<<<<
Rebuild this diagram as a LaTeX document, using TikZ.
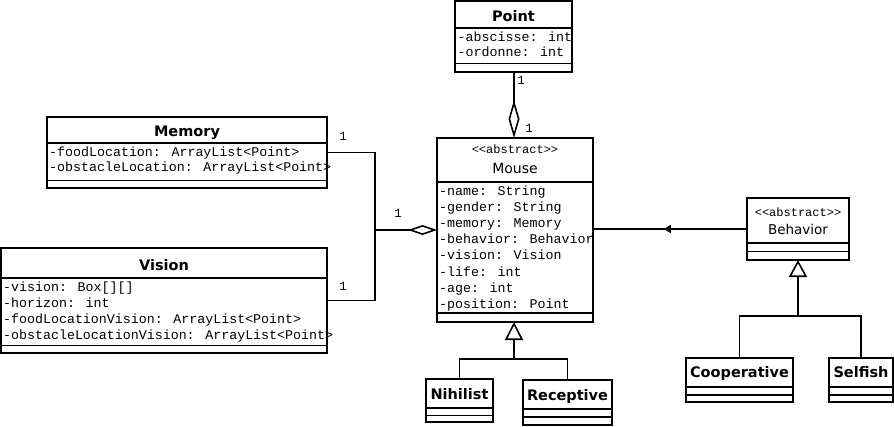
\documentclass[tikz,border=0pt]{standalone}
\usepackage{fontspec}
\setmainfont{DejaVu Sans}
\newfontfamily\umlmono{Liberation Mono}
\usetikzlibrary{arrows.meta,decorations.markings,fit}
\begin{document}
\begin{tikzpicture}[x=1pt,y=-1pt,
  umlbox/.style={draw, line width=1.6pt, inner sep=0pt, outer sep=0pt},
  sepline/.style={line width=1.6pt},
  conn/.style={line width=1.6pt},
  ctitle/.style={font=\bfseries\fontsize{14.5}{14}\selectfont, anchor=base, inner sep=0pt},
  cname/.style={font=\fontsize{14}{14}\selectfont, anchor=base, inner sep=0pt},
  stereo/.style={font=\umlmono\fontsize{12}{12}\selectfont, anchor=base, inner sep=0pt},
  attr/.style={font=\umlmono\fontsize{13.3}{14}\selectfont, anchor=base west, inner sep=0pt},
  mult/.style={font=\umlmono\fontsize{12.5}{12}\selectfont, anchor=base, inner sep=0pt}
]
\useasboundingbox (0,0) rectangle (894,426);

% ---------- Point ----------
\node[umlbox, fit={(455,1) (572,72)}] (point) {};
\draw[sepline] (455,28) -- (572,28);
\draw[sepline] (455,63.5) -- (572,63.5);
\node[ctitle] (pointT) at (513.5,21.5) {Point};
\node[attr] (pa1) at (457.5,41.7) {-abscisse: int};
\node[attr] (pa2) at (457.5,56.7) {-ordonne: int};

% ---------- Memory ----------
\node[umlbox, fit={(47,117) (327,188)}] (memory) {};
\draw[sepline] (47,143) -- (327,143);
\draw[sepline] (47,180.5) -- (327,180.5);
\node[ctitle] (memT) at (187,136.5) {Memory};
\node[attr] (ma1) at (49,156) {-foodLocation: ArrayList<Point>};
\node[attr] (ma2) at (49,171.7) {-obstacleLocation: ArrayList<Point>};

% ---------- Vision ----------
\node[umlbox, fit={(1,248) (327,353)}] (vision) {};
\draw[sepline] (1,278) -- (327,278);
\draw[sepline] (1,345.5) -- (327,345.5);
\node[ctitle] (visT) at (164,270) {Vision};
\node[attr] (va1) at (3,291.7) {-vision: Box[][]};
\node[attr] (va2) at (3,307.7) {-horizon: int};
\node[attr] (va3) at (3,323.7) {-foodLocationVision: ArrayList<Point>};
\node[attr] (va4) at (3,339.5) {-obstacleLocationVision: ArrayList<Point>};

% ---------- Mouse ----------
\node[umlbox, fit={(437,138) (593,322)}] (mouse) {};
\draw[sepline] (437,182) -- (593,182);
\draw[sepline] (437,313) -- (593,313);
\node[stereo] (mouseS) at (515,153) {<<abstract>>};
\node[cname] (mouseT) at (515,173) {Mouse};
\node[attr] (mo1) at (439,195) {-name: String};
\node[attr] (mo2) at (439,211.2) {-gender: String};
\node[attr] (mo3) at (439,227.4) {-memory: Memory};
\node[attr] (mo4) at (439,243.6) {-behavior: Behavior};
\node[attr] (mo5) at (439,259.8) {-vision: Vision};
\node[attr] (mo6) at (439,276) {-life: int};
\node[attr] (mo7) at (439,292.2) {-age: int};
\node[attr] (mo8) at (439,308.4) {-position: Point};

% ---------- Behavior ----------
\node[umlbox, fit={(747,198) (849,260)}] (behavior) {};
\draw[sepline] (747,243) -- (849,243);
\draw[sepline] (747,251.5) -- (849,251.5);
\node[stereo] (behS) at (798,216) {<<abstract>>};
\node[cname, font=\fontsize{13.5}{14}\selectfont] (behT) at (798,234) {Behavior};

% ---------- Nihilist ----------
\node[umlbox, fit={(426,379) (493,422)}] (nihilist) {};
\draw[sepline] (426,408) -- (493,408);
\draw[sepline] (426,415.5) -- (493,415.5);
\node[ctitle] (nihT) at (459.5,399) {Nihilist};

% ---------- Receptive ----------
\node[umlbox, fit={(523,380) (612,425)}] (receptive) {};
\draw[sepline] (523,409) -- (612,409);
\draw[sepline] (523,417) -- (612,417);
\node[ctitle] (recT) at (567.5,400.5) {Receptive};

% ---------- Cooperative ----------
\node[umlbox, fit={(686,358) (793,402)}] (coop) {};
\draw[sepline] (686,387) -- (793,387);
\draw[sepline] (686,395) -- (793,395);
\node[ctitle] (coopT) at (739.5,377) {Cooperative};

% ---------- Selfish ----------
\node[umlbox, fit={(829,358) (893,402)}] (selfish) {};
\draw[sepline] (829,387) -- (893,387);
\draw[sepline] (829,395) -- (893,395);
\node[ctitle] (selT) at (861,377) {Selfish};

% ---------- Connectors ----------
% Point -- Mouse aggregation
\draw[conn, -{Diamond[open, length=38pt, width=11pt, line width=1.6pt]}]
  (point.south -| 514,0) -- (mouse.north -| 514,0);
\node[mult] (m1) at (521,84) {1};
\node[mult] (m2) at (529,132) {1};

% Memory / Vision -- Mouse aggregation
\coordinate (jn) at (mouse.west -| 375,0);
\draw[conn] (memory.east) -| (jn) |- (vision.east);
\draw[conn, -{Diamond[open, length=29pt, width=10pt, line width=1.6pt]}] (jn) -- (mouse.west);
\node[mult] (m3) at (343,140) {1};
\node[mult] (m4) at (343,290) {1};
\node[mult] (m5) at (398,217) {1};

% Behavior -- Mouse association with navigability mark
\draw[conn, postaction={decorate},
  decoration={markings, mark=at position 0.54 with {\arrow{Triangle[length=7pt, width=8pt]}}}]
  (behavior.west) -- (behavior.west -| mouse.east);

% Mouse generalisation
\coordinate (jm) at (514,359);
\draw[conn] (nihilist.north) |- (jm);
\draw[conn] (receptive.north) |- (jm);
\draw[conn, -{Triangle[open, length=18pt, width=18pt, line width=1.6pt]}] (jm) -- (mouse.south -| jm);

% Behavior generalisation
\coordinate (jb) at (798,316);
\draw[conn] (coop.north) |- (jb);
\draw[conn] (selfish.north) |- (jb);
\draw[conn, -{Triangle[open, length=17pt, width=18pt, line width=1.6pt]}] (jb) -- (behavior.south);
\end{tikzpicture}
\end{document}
>>>>
<<<<
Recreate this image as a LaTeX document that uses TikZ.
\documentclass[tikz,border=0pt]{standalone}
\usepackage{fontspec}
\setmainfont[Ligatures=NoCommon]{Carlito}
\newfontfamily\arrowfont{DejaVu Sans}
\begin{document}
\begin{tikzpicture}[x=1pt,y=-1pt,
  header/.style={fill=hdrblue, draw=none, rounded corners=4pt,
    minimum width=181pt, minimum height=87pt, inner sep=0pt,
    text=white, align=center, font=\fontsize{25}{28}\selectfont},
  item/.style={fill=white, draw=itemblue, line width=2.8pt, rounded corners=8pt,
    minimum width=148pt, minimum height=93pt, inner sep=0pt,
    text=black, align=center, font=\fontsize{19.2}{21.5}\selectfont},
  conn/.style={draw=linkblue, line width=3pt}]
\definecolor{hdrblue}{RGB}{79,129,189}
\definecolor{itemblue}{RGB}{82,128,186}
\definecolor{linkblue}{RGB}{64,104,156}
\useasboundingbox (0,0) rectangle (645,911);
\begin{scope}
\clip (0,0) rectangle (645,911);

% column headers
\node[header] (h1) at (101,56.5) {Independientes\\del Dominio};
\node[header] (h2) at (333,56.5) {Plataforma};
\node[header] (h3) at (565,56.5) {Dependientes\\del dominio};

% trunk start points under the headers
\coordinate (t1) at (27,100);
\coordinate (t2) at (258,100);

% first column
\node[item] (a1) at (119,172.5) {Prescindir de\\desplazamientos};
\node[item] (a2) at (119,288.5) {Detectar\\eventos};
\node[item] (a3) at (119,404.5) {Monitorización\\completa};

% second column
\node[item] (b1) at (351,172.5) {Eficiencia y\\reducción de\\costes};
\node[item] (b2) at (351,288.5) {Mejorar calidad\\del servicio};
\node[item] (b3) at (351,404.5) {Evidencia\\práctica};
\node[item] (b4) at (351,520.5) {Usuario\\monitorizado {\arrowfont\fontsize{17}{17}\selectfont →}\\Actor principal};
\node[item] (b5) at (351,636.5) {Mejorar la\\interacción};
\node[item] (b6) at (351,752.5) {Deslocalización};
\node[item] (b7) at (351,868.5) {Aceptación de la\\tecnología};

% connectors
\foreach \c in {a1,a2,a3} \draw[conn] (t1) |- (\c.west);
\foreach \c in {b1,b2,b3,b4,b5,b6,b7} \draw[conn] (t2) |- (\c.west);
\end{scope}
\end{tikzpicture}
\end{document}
>>>>
<<<<
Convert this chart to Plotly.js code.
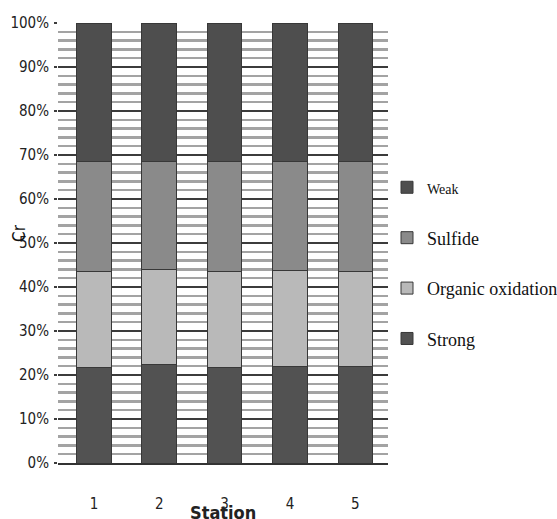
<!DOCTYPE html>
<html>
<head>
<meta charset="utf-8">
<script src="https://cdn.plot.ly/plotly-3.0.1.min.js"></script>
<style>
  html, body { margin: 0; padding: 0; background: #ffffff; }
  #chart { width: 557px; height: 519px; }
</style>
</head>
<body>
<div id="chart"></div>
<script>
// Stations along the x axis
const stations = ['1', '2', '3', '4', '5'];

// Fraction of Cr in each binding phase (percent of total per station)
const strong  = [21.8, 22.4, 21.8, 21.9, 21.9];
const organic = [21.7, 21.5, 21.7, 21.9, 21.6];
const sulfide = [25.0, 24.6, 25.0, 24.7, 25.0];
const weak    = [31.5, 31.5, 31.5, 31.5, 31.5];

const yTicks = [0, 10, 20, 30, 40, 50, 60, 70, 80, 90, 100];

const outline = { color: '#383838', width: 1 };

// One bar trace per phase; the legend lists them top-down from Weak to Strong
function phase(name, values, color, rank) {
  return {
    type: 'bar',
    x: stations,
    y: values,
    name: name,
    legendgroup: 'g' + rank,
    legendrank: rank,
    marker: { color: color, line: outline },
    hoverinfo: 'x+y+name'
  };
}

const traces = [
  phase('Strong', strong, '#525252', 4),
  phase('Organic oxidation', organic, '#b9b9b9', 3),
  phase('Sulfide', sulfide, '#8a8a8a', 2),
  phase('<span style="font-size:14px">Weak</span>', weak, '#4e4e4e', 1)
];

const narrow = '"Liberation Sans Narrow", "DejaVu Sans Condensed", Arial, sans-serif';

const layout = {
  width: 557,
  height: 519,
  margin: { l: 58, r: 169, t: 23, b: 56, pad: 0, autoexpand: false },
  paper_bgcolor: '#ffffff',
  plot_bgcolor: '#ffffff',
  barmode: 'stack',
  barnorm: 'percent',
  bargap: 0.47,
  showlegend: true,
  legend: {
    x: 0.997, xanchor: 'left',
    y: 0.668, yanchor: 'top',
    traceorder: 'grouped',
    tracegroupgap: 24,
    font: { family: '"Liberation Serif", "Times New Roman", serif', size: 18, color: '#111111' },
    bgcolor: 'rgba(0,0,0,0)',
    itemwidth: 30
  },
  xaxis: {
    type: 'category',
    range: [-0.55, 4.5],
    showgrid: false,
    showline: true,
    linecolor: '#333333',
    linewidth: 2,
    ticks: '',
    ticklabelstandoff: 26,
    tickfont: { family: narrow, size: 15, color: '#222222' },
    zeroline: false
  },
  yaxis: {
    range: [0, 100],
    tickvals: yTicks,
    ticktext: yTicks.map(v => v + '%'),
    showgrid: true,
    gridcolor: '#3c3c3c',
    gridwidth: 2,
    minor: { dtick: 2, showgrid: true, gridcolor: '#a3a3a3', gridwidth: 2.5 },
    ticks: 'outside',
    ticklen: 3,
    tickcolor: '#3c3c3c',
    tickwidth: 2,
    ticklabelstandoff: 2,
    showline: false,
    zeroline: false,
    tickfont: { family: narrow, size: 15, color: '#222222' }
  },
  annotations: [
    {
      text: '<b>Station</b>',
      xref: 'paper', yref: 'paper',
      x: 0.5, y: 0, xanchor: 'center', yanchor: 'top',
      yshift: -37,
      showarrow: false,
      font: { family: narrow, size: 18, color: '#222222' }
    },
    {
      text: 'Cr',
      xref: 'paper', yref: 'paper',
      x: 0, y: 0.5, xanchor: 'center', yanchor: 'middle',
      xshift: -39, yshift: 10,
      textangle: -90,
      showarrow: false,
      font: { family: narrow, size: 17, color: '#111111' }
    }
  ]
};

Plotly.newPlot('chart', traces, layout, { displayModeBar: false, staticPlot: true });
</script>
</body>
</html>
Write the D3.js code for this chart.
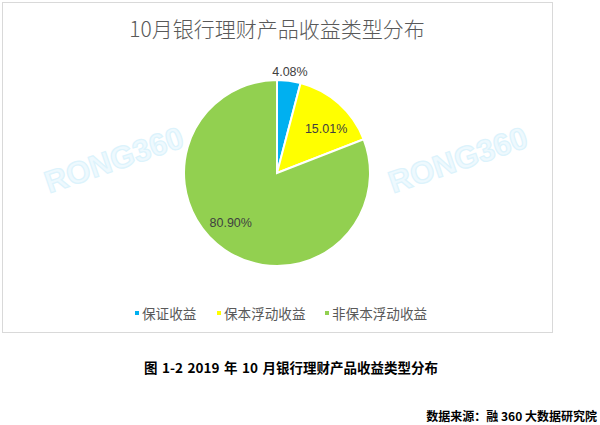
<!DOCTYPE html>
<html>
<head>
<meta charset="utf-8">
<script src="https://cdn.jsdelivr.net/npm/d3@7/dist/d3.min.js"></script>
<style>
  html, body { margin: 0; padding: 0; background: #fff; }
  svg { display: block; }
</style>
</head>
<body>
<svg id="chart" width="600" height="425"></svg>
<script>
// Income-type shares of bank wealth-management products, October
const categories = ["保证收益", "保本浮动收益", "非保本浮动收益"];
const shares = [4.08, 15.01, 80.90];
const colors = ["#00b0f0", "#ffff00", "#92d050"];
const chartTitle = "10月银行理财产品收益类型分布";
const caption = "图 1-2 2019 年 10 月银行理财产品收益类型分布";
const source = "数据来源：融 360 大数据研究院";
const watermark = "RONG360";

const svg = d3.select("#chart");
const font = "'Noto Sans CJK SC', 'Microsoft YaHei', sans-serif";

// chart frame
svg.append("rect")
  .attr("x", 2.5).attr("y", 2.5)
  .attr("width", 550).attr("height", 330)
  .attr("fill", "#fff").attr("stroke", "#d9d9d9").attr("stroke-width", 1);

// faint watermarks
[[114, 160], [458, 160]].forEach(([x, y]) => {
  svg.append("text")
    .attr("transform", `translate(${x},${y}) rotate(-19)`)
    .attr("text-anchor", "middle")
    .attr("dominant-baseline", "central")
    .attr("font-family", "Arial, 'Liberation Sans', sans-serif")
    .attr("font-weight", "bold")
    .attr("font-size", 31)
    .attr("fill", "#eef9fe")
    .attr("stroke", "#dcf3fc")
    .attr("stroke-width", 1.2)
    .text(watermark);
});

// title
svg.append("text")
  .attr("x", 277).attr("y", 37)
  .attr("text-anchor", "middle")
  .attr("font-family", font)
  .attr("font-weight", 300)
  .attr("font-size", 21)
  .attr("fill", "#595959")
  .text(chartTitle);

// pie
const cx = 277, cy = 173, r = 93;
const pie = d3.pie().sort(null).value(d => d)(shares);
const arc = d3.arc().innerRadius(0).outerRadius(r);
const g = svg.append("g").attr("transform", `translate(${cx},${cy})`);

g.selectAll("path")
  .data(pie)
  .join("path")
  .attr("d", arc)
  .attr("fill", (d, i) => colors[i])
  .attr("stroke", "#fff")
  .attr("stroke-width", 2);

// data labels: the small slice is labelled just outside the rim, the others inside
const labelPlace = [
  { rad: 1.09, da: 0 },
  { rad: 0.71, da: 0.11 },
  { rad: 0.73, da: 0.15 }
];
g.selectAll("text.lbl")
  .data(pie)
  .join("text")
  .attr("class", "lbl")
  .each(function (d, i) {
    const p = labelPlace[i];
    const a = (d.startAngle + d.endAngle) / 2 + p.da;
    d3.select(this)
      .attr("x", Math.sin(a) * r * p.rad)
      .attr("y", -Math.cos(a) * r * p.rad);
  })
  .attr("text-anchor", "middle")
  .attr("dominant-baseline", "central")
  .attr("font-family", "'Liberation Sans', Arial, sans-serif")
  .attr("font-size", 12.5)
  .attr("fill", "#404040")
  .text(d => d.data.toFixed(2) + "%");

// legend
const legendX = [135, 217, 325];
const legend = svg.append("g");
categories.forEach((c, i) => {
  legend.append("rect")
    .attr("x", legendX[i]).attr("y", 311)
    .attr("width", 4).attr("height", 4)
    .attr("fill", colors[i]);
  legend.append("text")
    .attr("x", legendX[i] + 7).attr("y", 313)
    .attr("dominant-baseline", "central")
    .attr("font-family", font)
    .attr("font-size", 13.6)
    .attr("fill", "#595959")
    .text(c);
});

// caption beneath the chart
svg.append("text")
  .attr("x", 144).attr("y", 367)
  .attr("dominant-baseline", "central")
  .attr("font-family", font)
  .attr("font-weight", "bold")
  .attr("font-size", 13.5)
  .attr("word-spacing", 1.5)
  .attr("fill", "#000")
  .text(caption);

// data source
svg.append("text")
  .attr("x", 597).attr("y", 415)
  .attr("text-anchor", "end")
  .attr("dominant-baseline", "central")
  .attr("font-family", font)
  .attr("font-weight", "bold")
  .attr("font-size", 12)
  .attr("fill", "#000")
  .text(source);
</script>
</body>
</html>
>>>>
> [Work required]: What's needed is an exact copy of the records above from the line containing "Write the D3.js code for this chart." down to the line containing "CJK SC', 'Microsoft", both included, without any pictures.

> [Final result]:
Write the D3.js code for this chart.
<!DOCTYPE html>
<html>
<head>
<meta charset="utf-8">
<script src="https://cdn.jsdelivr.net/npm/d3@7/dist/d3.min.js"></script>
<style>
  html, body { margin: 0; padding: 0; background: #fff; }
  svg { display: block; }
</style>
</head>
<body>
<svg id="chart" width="600" height="425"></svg>
<script>
// Income-type shares of bank wealth-management products, October
const categories = ["保证收益", "保本浮动收益", "非保本浮动收益"];
const shares = [4.08, 15.01, 80.90];
const colors = ["#00b0f0", "#ffff00", "#92d050"];
const chartTitle = "10月银行理财产品收益类型分布";
const caption = "图 1-2 2019 年 10 月银行理财产品收益类型分布";
const source = "数据来源：融 360 大数据研究院";
const watermark = "RONG360";

const svg = d3.select("#chart");
const font = "'Noto Sans CJK SC', 'Microsoft YaHei', sans-serif";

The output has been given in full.